Una oleada de recuerdos le abrumó. La tierna misericordia del Salvador, su bondad y longanimidad, su amabilidad y paciencia para con sus discípulos tan llenos de yerros: lo recordó todo. También recordó la advertencia: “Simón, Simón, he aquí Satanás os ha pedido para zarandaros como a trigo; mas yo he rogado por ti que tu fe no falte”. Reflexionó con horror en su propia ingratitud, su falsedad, su perjurio. Una vez más miró a su Maestro, y vio una mano sacrílega que le hería en el rostro. No pudiendo soportar ya más la escena, salió corriendo de la sala con el corazón quebrantado. Siguió corriendo en la soledad y las tinieblas, sin saber ni querer saber a dónde. Por fin se encontró en Getsemaní. Su espíritu evocó vívidamente la escena ocurrida algunas horas antes. El rostro dolorido de su Señor, manchado con sudor de sangre y convulsionado por la angustia, surgió delante de él. Recordó con amargo remordimiento que Jesús había llorado y agonizado en oración solo, mientras que aquellos que debieran haber estado unidos con él en esa hora penosa estaban durmiendo.

Recordó su solemne encargo: “Velad y orad, para que no entréis en tentación”. Volvió a presenciar la escena de la sala del tribunal. Torturaba su sangrante corazón el saber que había añadido él la carga más pesada a la humillación y el dolor del Salvador. En el mismo lugar donde Jesús había derramado su alma agonizante ante su Padre, cayó Pedro sobre su rostro y deseó morir. Por haber dormido cuando Jesús le había invitado a velar y orar, Pedro había preparado el terreno para su grave pecado. Todos los discípulos, por dormir en esa hora crítica, sufrieron una gran pérdida. Cristo conocía la prueba de fuego por la cual iban a pasar. Sabía cómo iba a obrar Satanás para paralizar sus sentidos a fin de que no estuviesen preparados para la prueba. Por lo tanto, los había amonestado. Si hubiesen pasado en vigilia y oración aquellas horas transcurridas en el huerto, Pedro no habría tenido que depender de su propia y débil fuerza.

De nuevo ante el Sanedrín

Tan pronto como fue de día, el Sanedrín volvió a reunirse y llevaron a Jesús de nuevo a la sala del concilio. Se había declarado Hijo de Dios, y habían torcido sus palabras de modo que constituyeran una acusación contra él. Pero no podían condenarle por esto, porque muchos de ellos no habían estado presentes en la sesión nocturna, y no habían oído sus palabras.

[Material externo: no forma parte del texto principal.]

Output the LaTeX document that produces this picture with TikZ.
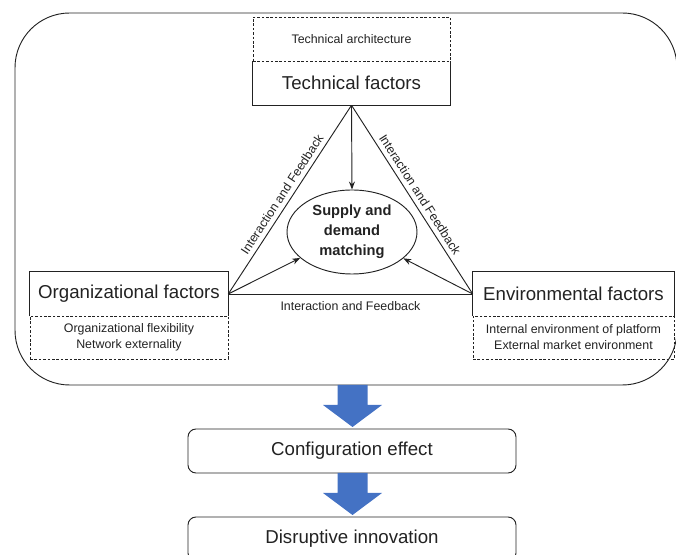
\documentclass[tikz,border=0pt]{standalone}
\usepackage{fontspec}
\setmainfont{Liberation Sans}
\usetikzlibrary{arrows.meta,shapes.geometric}
\definecolor{arrowblue}{HTML}{4472C4}
\definecolor{ink}{HTML}{222222}
\begin{document}
\begin{tikzpicture}[x=0.75pt,y=-0.75pt,
  lw/.style={line width=0.7pt, draw=ink},
  factor/.style={minimum height=33pt, inner sep=0pt, text=ink, font=\fontsize{14}{16}\selectfont},
  sub/.style={draw=ink, line width=0.7pt, dash pattern=on 2pt off 1.3pt, inner sep=0pt, text=ink, font=\fontsize{9.3}{12}\selectfont, align=center},
  lab/.style={text=ink, font=\fontsize{9.3}{11}\selectfont},
  arr/.style={lw, -{Stealth[length=6pt,width=4.5pt]}},
  outcome/.style={draw=ink, line width=0.7pt, rounded corners=6pt, minimum width=246pt, minimum height=33pt, text=ink, font=\fontsize{14}{16}\selectfont},
  blockarrow/.style={fill=arrowblue}
]
\useasboundingbox (0,0) rectangle (676,555);
% outer frame
\draw[lw, rounded corners=41pt] (15,13) rectangle (677,385);

% technical
\node[factor, minimum width=147.75pt] (tf) at (351.5,83) {Technical factors};
\draw[lw] (tf.north west) -- (tf.south west) -- (tf.south east) -- (tf.north east);
\node[sub, minimum width=147.75pt, minimum height=33pt] (ta) at (351.5,39) {Technical architecture};

% organizational
\node[factor, minimum width=148.5pt] (of) at (129,294) {Organizational factors};
\draw[lw] (of.south west) -- (of.north west) -- (of.north east) -- (of.south east);
\node[sub, minimum width=148.5pt, minimum height=32.25pt] (os) at (129,337.5) {Organizational flexibility\\Network externality};

% environmental
\node[factor, minimum width=150.75pt] (ef) at (573.5,294) {Environmental factors};
\draw[lw] (ef.south west) -- (ef.north west) -- (ef.north east) -- (ef.south east);
\node[sub, minimum width=150.75pt, minimum height=32.25pt] (es) at (573.5,337.5) {Internal environment of platform\\External market environment};

% centre ellipse
\node[ellipse, draw=ink, line width=0.7pt, minimum width=97.5pt, minimum height=63pt, inner sep=0pt, align=center, text=ink,
  font=\fontsize{11}{15}\selectfont\bfseries] (sd) at (352,232) {Supply and\\demand\\matching};

% triangle
\draw[lw] (of.east) -- node[lab, sloped, above=0pt] {Interaction and Feedback} (tf.south);
\draw[lw] (tf.south) -- node[lab, sloped, above=0pt] {Interaction and Feedback} (ef.west);
\draw[lw] (of.east) -- node[lab, below=2pt] {Interaction and Feedback} (ef.west);

% arrows to centre
\draw[arr] (tf.south) -- (sd.north);
\draw[arr] (of.east) -- (sd);
\draw[arr] (ef.west) -- (sd);

% outcomes
\node[outcome] (ce) at (352,451) {Configuration effect};
\node[outcome] (di) at (352,539) {Disruptive innovation};

% block arrows
\coordinate (b1) at (352.5,385);
\coordinate (b2) at (352.5,473);
\fill[blockarrow, shift={(b1)}] (-15,0) -- (15,0) -- (15,20) -- (29.5,20) -- (0,42) -- (-29.5,20) -- (-15,20) -- cycle;
\fill[blockarrow, shift={(b2)}] (-15,0) -- (15,0) -- (15,20) -- (29.5,20) -- (0,42) -- (-29.5,20) -- (-15,20) -- cycle;
\end{tikzpicture}
\end{document}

Y sabían que el tribunal romano no hallaría en ellas cosa digna de muerte. Pero, si todos podían oírle repetir con sus propios labios estas mismas palabras, podrían obtener su objeto. Podían torcer su aserto de ser el Mesías hasta hacerlo aparecer como una tentativa de sedición política.

“¿Eres tú el Cristo?—dijeron,—dínoslo”. Pero Cristo permaneció callado. Continuaron acosándole con preguntas. Al fin, con acento de la más profunda tristeza, respondió: “Si os lo dijere, no creeréis; y también si os preguntare, no me responderéis, ni me soltaréis.” Pero a fin de que quedasen sin excusa, añadió la solemne advertencia: “Mas después de ahora el Hijo del hombre se asentará a la diestra de la potencia de Dios”. “¿Luego tú eres Hijo de Dios? preguntaron a una voz. Y él les dijo: “Vosotros decís que soy”. Clamaron entonces: “¿Qué más testimonio deseamos? porque nosotros lo hemos oído de su boca”. Y así, por la tercera condena de las autoridades judías, Jesús había de morir. Todo lo que era necesario ahora, pensaban, era que los romanos ratificasen esta condena, y le entregasen en sus manos.

Cuando los jueces pronunciaron la condena de Jesús, una furia satánica se apoderó del pueblo. El rugido de las voces era como el de las fieras. La muchedumbre corrió hacia Jesús, gritando: ¡Es culpable! ¡Matadle! De no haber sido por los soldados romanos, Jesús no habría vivido para ser clavado en la cruz del Calvario. Habría sido despedazado delante de sus jueces, si no hubiese intervenido la autoridad romana y, por la fuerza de las armas, impedido la violencia de la turba. Los paganos se airaron al ver el trato brutal infligido a una persona contra quien nada había sido probado. Los oficiales romanos declararon que los judíos, al pronunciar sentencia contra Jesús, estaban infringiendo las leyes del poder romano, y que hasta era contrario a la ley judía condenar a un hombre a muerte por su propio testimonio. Esta intervención introdujo cierta calma en los procedimientos; pero en los dirigentes judíos habían muerto la vergüenza y la compasión.